Só poderão aposentar-se os trabalhadores da iniciativa pública ou privada que tiverem 65 anos (homens) ou 62 anos (mulheres). Essa mudança, porém, passará a valer apenas em 2038. Antes disso, haverá uma regra de transição na qual a idade mínima para aposentadoria na iniciativa privada para homens é de 55 anos e de 60 para o servidor público. No caso das mulheres, essa idade será de 53 e 55, respectivamente. Atualmente, a aposentadoria é feita em uma combinação entre tempo de contribuição e idade. Há uma exceção no projeto quando se trata de professores, policiais e trabalhadores que atuam em atividades com risco elevado à saúde.
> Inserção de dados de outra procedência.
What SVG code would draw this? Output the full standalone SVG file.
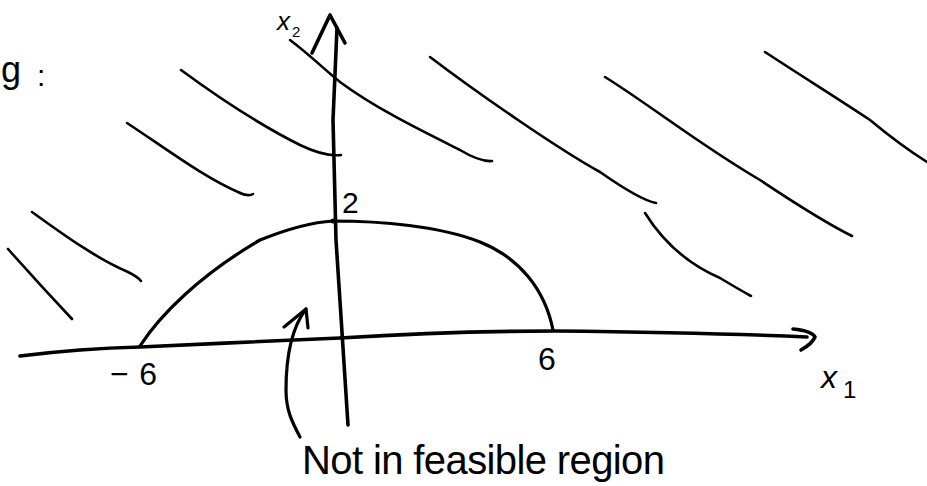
<svg xmlns="http://www.w3.org/2000/svg" width="927" height="486" viewBox="0 0 927 486">
<style>
.ink{fill:none;stroke:#000;stroke-linecap:round;stroke-linejoin:round}
.hatch{stroke-width:2.6}
.axis{stroke-width:3.6}
.curve{stroke-width:3.2}
.t{font-family:"Liberation Sans",Arial,sans-serif;fill:#000}
</style>
<rect width="927" height="486" fill="#fff"/>
<g id="hatching" class="ink hatch">
<path d="M127,123 C165,148 205,178 238,192 Q248,197 253,194"/>
<path d="M32,212 C60,232 95,258 128,272 Q138,277 141,281"/>
<path d="M8,249 Q40,285 72,319"/>
<path d="M181,70 C215,95 260,125 300,145 Q325,157 341,155"/>
<path d="M290,40 C310,55 325,70 340,82 C375,108 420,130 460,150 Q480,162 492,161"/>
<path d="M430,57 C480,95 560,150 600,172 Q640,200 656,203"/>
<path d="M605,77 C650,105 700,145 760,180 Q820,220 852,236"/>
<path d="M765,52 C800,75 840,100 870,120 Q900,145 927,162"/>
<path d="M645,213 C665,245 690,265 720,278 Q740,290 751,296"/>
</g>
<g id="y-axis" class="ink axis">
<path d="M348,425 C345,380 340,300 336,240 L333,120 L337,28"/>
<path d="M312,53 L330,15 L345,43"/>
</g>
<g id="x-axis" class="ink axis">
<path d="M20,356 C60,351 100,348 140,347 C200,344 300,340 340,338 C420,333 500,331 555,331 C650,332 740,334 807,337"/>
<path d="M793,329 Q812,331 815,337 Q812,344 801,350"/>
</g>
<g id="boundary" class="ink curve">
<path d="M140,346 C160,315 200,275 260,240 C290,228 315,222 333,221 C380,221 440,226 480,242 C520,258 545,290 553,330"/>
<circle cx="333" cy="221" r="2.5" fill="#000" stroke="none"/>
</g>
<g id="pointer" class="ink curve">
<path d="M300,437 C292,422 286,410 286,390 C286,360 290,330 306,309"/>
<path d="M284,327 L306,309 L308,328"/>
</g>
<g id="labels" class="t">
<text x="1" y="82" font-size="36">g</text>
<text x="37" y="86" font-size="30">:</text>
<text x="277" y="30" font-size="26" font-style="italic">x</text>
<text x="292" y="37" font-size="15">2</text>
<text x="342" y="213" font-size="30">2</text>
<text x="110" y="385" font-size="32" textLength="47" lengthAdjust="spacing">−6</text>
<text x="538" y="370" font-size="32">6</text>
<text x="821" y="388" font-size="32" font-style="italic">x</text>
<text x="843" y="398" font-size="24">1</text>
<text x="302" y="474" font-size="40" textLength="363" lengthAdjust="spacing">Not in feasible region</text>
</g>
</svg>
Até o fim da transição, os professores poderão se aposentar aos 60 anos de idade e os policiais, aos 55, independentemente do sexo. Entre os que têm atividades de risco, não há uma idade mínima.

O tempo de contribuição mínimo será de 15 anos

Inicialmente, o governo queria obrigar o trabalhador a contribuir por pelo menos 25 anos, antes de se aposentar. Agora, essa regra valerá (se aprovada pelo Congresso) apenas para os servidores públicos. Na iniciativa privada, o limite mínimo será de 15 anos. No entanto, só receberá 100% da média salarial de sua categoria quem contribuir por 40 anos.

 

Benefícios de prestação continuada e aposentadoria rural

Na versão aprovada em maio por uma comissão especial da Câmara, havia uma série de alterações que afetavam o BPC, que é um benefício concedido a pessoas portadoras de necessidades especiais, e a aposentadoria rural. Para tentar conseguir os 308 votos na Câmara, o governo Temer abdicou de qualquer mudança nessas áreas.

Teto da aposentadoria

Atualmente, os servidores da iniciativa privada seguem o teto da aposentadoria do Instituto Nacional do Seguro Social. Os servidores públicos, não. Podem receber até o valor integral de seu salário. Se aprovada a PEC, todos receberão apenas o teto do INSS, que hoje é de 5.531. Esse valor será reajustado anualmente pelo Índice Nacional de Preços ao Consumidor (INPC).

Acúmulo de pensão com aposentadoria

Atualmente a pensão é integral, mas pela proposta do governo deverá ser reduzida para 50%, mais 10% por dependente. Além disso, ela será desvinculada do reajuste do salário mínimo, o que permite ganhos reais. Também não será permitido o acúmulo de pensão mais aposentadoria que ultrapasse o valor equivalente a dois salários mínimos. Por exemplo, se uma viúva aposentada recebe uma pensão no valor de 1.000 reais e uma aposentadoria de 900 reais, ela terá de abrir mão de uma das duas, já que o teto, nesse caso, seria hoje de 1.874 reais.

Parlamentares não terão transição

Atualmente, políticos seguem critérios especiais de aposentadoria – podem se aposentar aos 60 anos de idade e 35 de contribuição. A nova regra prevê que eles não passem pela transição. Ou seja, no dia em que a reforma passar a valer, só poderá se aposentar o parlamentar que tiver 65 anos, no caso de homem, e 62, no de mulher. Com o tempo mínimo de contribuição de 15 anos. Seu teto será como o dos demais aposentados, 5.531 reais.

Militares não foram atingidos

Um dos pontos mais polêmicos da proposta, não foi alterado até o momento. Em 2016, o governo prometeu enviar um projeto de lei separadamente para mudar a Previdência da categoria. Mas não o fez. De acordo com um levantamento do jornal O Globo, os militares representam um terço dos servidores públicos, são responsáveis por 44,8% do “rombo” de 72,5 bilhões de reais da Previdência da União.